According to this line of thinking, Channel 4, despite its healthy-looking record surplus of £74m in 2020, is in danger of being crushed by Netflix, Amazon Prime et al in the new era of subscription and streaming. It relies on advertising income and, under its current remit, can’t produce programmes in-house. Look forward a decade and the sums spent with independent UK producers could dwindle. What worked in the past doesn’t guarantee success in the future.
There are probably two key government texts that have sketched out this thesis, and neither came from Nadine Dorries, the culture secretary who was shockingly uninformed about Channel 4’s financing when appearing before MPs last year. One was a speech by John Whittingdale, as media minister, last September when he said that, at some point, Channel 4 would need cash to grow and that only the private sector could be expected to provide. He offered a vision of the best of both worlds: a remit that protects independent news and regional production but adds deeper pockets.
A spin on a similar theme was offered by Andrew Griffith, the former Sky finance director who is now head of the No 10 policy unit, in a column in the Daily Telegraph last year.

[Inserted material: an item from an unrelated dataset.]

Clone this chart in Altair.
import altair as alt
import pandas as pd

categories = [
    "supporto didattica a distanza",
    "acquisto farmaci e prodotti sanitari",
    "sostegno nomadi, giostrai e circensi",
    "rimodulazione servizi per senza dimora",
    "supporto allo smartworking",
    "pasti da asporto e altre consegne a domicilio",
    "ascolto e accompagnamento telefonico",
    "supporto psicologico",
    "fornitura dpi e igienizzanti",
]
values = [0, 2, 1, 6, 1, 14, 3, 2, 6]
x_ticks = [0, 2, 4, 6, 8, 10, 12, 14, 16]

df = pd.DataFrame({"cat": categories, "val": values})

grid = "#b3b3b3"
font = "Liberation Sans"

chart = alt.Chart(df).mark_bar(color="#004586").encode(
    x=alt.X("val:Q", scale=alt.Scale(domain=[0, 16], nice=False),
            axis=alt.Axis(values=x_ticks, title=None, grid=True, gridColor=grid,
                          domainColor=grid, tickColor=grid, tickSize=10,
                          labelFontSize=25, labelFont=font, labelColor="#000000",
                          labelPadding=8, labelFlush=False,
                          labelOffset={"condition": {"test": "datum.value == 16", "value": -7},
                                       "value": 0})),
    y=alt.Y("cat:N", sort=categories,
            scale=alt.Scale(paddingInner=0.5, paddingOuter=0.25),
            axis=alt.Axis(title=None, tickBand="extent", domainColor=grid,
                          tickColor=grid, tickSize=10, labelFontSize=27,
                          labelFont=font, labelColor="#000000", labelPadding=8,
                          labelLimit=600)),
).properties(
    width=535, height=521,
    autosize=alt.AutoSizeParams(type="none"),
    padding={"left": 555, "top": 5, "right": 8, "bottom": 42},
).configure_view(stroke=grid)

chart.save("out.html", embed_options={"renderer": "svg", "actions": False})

He said Channel 4’s “next, and most enduring, contribution to the UK media landscape may be to keep some of its distinctive remit but as part of adding useful scale to another UK-based operator”.
These analyses also tend to contain a strong strain of regret that the UK doesn’t have a streaming operation capable of giving the Americans a run for their money. Both Whittingdale and Griffith were damning about how the Competition and Market Authority in 2009 killed a proposed streaming collaboration between the BBC, ITV and Channel 4. “The UK’s competition regulator took the ball away before we could even get on the pitch,” wrote Griffith.

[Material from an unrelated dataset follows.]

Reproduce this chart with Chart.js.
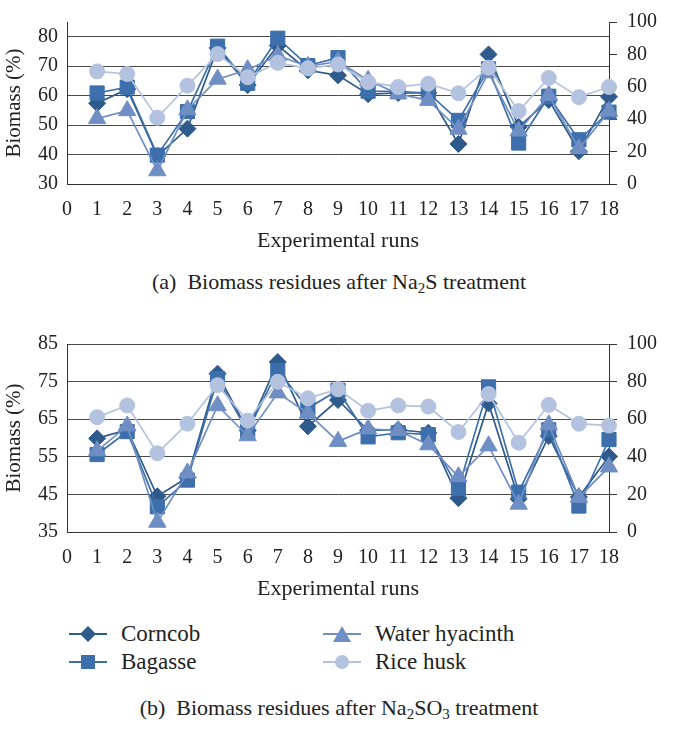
<!DOCTYPE html>
<html>
<head>
<meta charset="utf-8">
<script src="https://cdn.jsdelivr.net/npm/chart.js@4"></script>
<style>
  body { margin: 0; background: #fff; }
  #wrap { position: relative; width: 678px; height: 732px; font-family: 'Liberation Serif', 'Times New Roman', 'DejaVu Serif', serif; color: #222; }
  canvas { position: absolute; left: 0; }
  .cap { position: absolute; left: 0; width: 678px; text-align: center; font-size: 22px; line-height: 26px; }
  .cap sub { font-size: 15px; vertical-align: -4px; line-height: 0; }
  .leg { position: absolute; font-size: 23px; line-height: 26px; display: flex; align-items: center; }
  .leg svg { margin-right: 14px; }
</style>
</head>
<body>
<div id="wrap">
  <canvas id="chartA" width="678" height="254" style="top:0"></canvas>
  <div class="cap" style="top:269px">(a)&nbsp; Biomass residues after Na<sub>2</sub>S treatment</div>
  <canvas id="chartB" width="678" height="280" style="top:322px"></canvas>

  <div class="leg" style="left:69px;top:621px">
    <svg width="38" height="20"><line x1="0" y1="10" x2="38" y2="10" stroke="#2E5A8C" stroke-width="2"/><polygon points="19,2 27,10 19,18 11,10" fill="#2E5A8C"/></svg>Corncob</div>
  <div class="leg" style="left:69px;top:649px">
    <svg width="38" height="20"><line x1="0" y1="10" x2="38" y2="10" stroke="#3C6FAB" stroke-width="2"/><rect x="12" y="3" width="14" height="14" fill="#3C6FAB"/></svg>Bagasse</div>
  <div class="leg" style="left:323px;top:621px">
    <svg width="38" height="20"><line x1="0" y1="10" x2="38" y2="10" stroke="#6F8EC4" stroke-width="2"/><polygon points="19,2 28,18 10,18" fill="#6F8EC4"/></svg>Water hyacinth</div>
  <div class="leg" style="left:323px;top:649px">
    <svg width="38" height="20"><line x1="0" y1="10" x2="38" y2="10" stroke="#B3C3DF" stroke-width="2"/><circle cx="19" cy="10" r="7" fill="#B3C3DF"/></svg>Rice husk</div>

  <div class="cap" style="top:695px">(b)&nbsp; Biomass residues after Na<sub>2</sub>SO<sub>3</sub> treatment</div>
</div>

<script>
// experimental runs
var runs = [1, 2, 3, 4, 5, 6, 7, 8, 9, 10, 11, 12, 13, 14, 15, 16, 17, 18];

// (a) Na2S treatment, biomass (%) - rice husk read on the secondary axis
var corncobA  = [57.4, 62.2, 39.5, 48.8, 76.2, 63.6, 77.0, 68.6, 66.9, 60.5, 60.9, 60.9, 43.6, 74.0, 49.4, 58.5, 41.1, 59.6];
var bagasseA  = [60.9, 62.9, 39.8, 54.6, 76.8, 64.2, 79.5, 70.2, 72.9, 61.5, 61.4, 60.9, 51.6, 69.1, 43.9, 59.8, 45.0, 54.4];
var hyacinthA = [52.2, 54.9, 34.5, 55.2, 65.6, 68.8, 73.6, 69.9, 71.6, 65.2, 60.6, 58.4, 48.6, 67.8, 48.0, 60.1, 42.0, 54.7];
var riceA     = [69.5, 67.9, 40.9, 60.7, 80.2, 65.9, 74.8, 71.4, 73.8, 62.9, 59.9, 61.9, 56.0, 71.8, 45.0, 65.5, 53.6, 59.9];

// (b) Na2SO3 treatment
var corncobB  = [59.9, 62.2, 44.5, 49.5, 77.1, 62.0, 80.2, 63.1, 70.1, 62.0, 62.2, 61.4, 44.0, 69.2, 43.8, 60.5, 44.3, 55.1];
var bagasseB  = [55.6, 61.7, 41.7, 48.8, 75.8, 61.8, 78.0, 67.9, 72.7, 60.3, 61.4, 60.9, 46.6, 73.6, 45.6, 62.2, 41.9, 59.6];
var hyacinthB = [56.6, 63.2, 37.6, 50.7, 68.6, 60.6, 72.0, 66.6, 59.1, 62.4, 62.0, 58.2, 49.7, 57.9, 42.4, 63.5, 44.2, 52.3];
var riceB     = [61.1, 67.3, 41.9, 57.6, 78.1, 59.2, 79.9, 71.1, 76.0, 64.5, 67.3, 66.7, 53.2, 73.4, 47.5, 67.6, 57.6, 56.6];

var seriesNames = ['Corncob', 'Bagasse', 'Water hyacinth', 'Rice husk'];
var colors = ['#2E5A8C', '#3C6FAB', '#6F8EC4', '#B3C3DF'];
var styles = ['rectRot', 'rect', 'triangle', 'circle'];
var radii = [8.5, 10, 10, 7.5];

var FONT = "'Liberation Serif', 'Times New Roman', 'DejaVu Serif', serif";

function pts(vals) {
    return runs.map((r, i) => ({ x: r, y: vals[i] }));
}

function makeChart(id, data, leftMin, topPad) {
    var datasets = data.map((vals, i) => ({
        label: seriesNames[i],
        data: pts(vals),
        yAxisID: i === 3 ? 'y1' : 'y',
        borderColor: colors[i],
        backgroundColor: colors[i],
        pointBackgroundColor: colors[i],
        pointBorderColor: colors[i],
        pointBorderWidth: 1,
        pointStyle: styles[i],
        pointRadius: radii[i],
        borderWidth: 1.7,
        tension: 0,
        clip: false,
        order: 3 - i,
    }));

    new Chart(document.getElementById(id), {
        type: 'line',
        data: { datasets: datasets },
        options: {
            responsive: false,
            animation: false,
            layout: { padding: { top: topPad, left: 0, right: 0, bottom: 0 } },
            plugins: { legend: { display: false }, tooltip: { enabled: false } },
            scales: {
                x: {
                    type: 'linear',
                    min: 0,
                    max: 18,
                    ticks: { stepSize: 1, autoSkip: false, maxRotation: 0, color: '#222', padding: 6, font: { family: FONT, size: 20 } },
                    grid: { display: false },
                    border: { display: true, color: '#333', width: 1 },
                    title: { display: true, text: 'Experimental runs', color: '#222', font: { family: FONT, size: 22 }, padding: { top: 4, bottom: 0 } },
                    afterFit: function (s) { s.height = 70; },
                },
                y: {
                    position: 'left',
                    min: leftMin,
                    max: 85,
                    ticks: {
                        stepSize: 5,
                        color: '#222',
                        padding: 9,
                        font: { family: FONT, size: 20 },
                        callback: function (v) { return (v - leftMin) % 10 === 0 ? v : ''; },
                    },
                    grid: { color: '#4a4a4a', lineWidth: 1, drawTicks: false },
                    border: { color: '#333', width: 1 },
                    title: { display: true, text: 'Biomass (%)', color: '#222', font: { family: FONT, size: 21 }, padding: { top: 2, bottom: 2 } },
                    afterFit: function (s) { s.width = 67; },
                },
                y1: {
                    position: 'right',
                    min: 0,
                    max: 100,
                    ticks: { stepSize: 20, color: '#222', padding: 10, font: { family: FONT, size: 20 } },
                    grid: { drawOnChartArea: false, drawTicks: true, tickLength: 8, color: '#333' },
                    border: { color: '#333', width: 1 },
                    afterFit: function (s) { s.width = 69; },
                },
            },
        },
    });
}

makeChart('chartA', [corncobA, bagasseA, hyacinthA, riceA], 30, 17);
makeChart('chartB', [corncobB, bagasseB, hyacinthB, riceB], 35, 20);
</script>
</body>
</html>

At this point, however, the grand theorising meets the hard reality of who the government expects to buy Channel 4. Most of the names on outsiders’ list of candidates are American. Given the patriotic preamble, it would be perverse to serve up Channel 4 on a platter to a US giant such as Discovery and Paramount, owner of Channel 5. Even Sky is owned by Comcast of the US these days.

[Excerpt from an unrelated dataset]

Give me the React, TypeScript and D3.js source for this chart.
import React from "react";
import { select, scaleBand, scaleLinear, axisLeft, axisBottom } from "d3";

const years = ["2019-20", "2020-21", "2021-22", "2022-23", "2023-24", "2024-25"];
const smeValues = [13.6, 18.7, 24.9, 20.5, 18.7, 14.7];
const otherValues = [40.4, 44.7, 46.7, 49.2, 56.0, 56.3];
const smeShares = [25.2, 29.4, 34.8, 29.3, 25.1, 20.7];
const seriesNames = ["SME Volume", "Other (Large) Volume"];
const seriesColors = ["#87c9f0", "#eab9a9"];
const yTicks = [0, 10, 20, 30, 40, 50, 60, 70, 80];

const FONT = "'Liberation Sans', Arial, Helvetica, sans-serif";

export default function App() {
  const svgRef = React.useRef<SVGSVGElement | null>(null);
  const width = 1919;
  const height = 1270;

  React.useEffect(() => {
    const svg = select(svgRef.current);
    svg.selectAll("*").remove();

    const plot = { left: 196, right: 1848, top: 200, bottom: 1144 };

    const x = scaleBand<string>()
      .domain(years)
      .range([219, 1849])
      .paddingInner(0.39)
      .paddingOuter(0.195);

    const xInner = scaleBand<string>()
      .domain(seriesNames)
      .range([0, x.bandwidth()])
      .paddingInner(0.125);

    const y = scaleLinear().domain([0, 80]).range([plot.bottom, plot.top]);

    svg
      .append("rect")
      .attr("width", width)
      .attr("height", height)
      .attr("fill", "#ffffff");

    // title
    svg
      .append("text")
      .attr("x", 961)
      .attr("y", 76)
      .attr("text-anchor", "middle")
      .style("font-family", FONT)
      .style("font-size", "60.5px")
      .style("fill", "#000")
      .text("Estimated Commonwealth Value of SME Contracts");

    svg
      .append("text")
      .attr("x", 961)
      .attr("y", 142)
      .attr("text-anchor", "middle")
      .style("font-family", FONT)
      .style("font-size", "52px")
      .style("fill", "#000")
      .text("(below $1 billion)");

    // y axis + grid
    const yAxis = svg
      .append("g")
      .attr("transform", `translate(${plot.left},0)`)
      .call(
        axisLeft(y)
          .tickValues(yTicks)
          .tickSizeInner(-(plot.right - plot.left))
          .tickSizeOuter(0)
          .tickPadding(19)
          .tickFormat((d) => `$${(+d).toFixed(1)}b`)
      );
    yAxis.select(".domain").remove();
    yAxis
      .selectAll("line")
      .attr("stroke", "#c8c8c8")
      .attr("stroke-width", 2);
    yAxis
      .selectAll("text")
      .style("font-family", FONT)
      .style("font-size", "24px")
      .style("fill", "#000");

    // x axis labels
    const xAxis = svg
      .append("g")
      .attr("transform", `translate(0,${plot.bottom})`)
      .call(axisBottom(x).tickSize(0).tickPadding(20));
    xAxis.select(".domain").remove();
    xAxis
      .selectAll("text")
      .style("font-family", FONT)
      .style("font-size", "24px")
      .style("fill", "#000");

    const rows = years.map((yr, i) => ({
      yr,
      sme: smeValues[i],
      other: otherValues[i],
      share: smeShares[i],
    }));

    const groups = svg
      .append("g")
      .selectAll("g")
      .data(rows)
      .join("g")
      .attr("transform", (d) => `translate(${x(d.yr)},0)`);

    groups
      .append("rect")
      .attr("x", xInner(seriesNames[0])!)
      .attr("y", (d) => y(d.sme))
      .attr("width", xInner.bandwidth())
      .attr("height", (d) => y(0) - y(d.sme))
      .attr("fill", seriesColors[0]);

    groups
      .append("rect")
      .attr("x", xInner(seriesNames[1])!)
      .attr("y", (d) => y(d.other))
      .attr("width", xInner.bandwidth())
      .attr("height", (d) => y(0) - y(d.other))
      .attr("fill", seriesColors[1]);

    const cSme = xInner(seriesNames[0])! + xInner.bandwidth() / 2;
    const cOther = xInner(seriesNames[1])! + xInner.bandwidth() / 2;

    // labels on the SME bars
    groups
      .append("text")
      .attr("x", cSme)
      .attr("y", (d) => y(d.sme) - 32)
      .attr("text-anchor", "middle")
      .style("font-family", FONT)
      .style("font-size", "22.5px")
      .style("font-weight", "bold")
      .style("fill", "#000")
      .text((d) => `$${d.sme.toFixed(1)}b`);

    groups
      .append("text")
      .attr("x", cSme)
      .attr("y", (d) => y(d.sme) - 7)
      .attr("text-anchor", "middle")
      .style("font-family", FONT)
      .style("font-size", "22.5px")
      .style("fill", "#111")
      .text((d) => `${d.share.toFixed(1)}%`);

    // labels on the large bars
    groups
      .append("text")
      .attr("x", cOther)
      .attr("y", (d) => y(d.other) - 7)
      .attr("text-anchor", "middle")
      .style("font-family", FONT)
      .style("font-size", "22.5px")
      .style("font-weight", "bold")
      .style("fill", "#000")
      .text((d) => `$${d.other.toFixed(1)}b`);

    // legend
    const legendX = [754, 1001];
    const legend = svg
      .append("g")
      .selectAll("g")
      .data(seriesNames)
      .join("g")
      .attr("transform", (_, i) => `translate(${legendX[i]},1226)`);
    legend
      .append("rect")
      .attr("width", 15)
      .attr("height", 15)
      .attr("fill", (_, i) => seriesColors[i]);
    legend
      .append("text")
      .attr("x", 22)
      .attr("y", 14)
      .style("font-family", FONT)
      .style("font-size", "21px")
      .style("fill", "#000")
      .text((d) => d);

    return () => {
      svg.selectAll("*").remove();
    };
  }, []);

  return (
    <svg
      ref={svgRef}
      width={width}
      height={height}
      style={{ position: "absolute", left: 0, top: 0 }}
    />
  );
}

ITV could play the role of “national champion” and would probably be able to achieve a few budget-enhancing savings. But ITV faces its own challenges in adapting to the age of streaming and one suspects any interest on its part would primarily flow from the defensive instinct to avoid fresh competitive headaches. Channel 4 might be left as an unloved add-on, which wouldn’t help anybody.
Alternatively, ministers may imagine that UK venture capital will rush to fly the flag for British television. Well, possibly, but such bidders, like all private-sector parties, would want an answer to the second question overhanging the privatisation process: what public service obligations would still attach to Channel 4? Until a media bill, covering wider public service broadcasting requirements, appears, there is no clarity. In its absence, Whittingdale’s hopeful talk about “the false binary choice between public service content and privatisation” doesn’t count for anything. Prospective buyers of Channel 4 will see a clear tension: freedom to set budgets can make a real difference to profits.
Meanwhile, government muttering about a “creative dividend” from a sale, meaning redirecting proceeds towards boosting regional production-making, sounds extremely vague. In its current incarnation, Channel 4 is surely fulfilling the role better than any minister could hope to do. As more than a few Tories have noted, the channel still meets the original Thatcherite vision of unleashing entrepreneurial instincts among independent production houses. And 55% of spend on new content last year was commissioned from companies outside London, which deserves a tick in the levelling up box.
Therein lies the real oddity of the privatisation plan. Flogging Channel 4 will not bring about the longed-for British reply to Netflix. It’s not big enough and it’s too late to mourn decisions taken by shortsighted competition regulators in 2009. The risk in privatisation is that Channel 4’s clear and obvious current benefits – diversity in programming and regional spending – get lost without a corresponding gain. Tory rebels should keep pushing. A compelling business case for a sale simply hasn’t been made.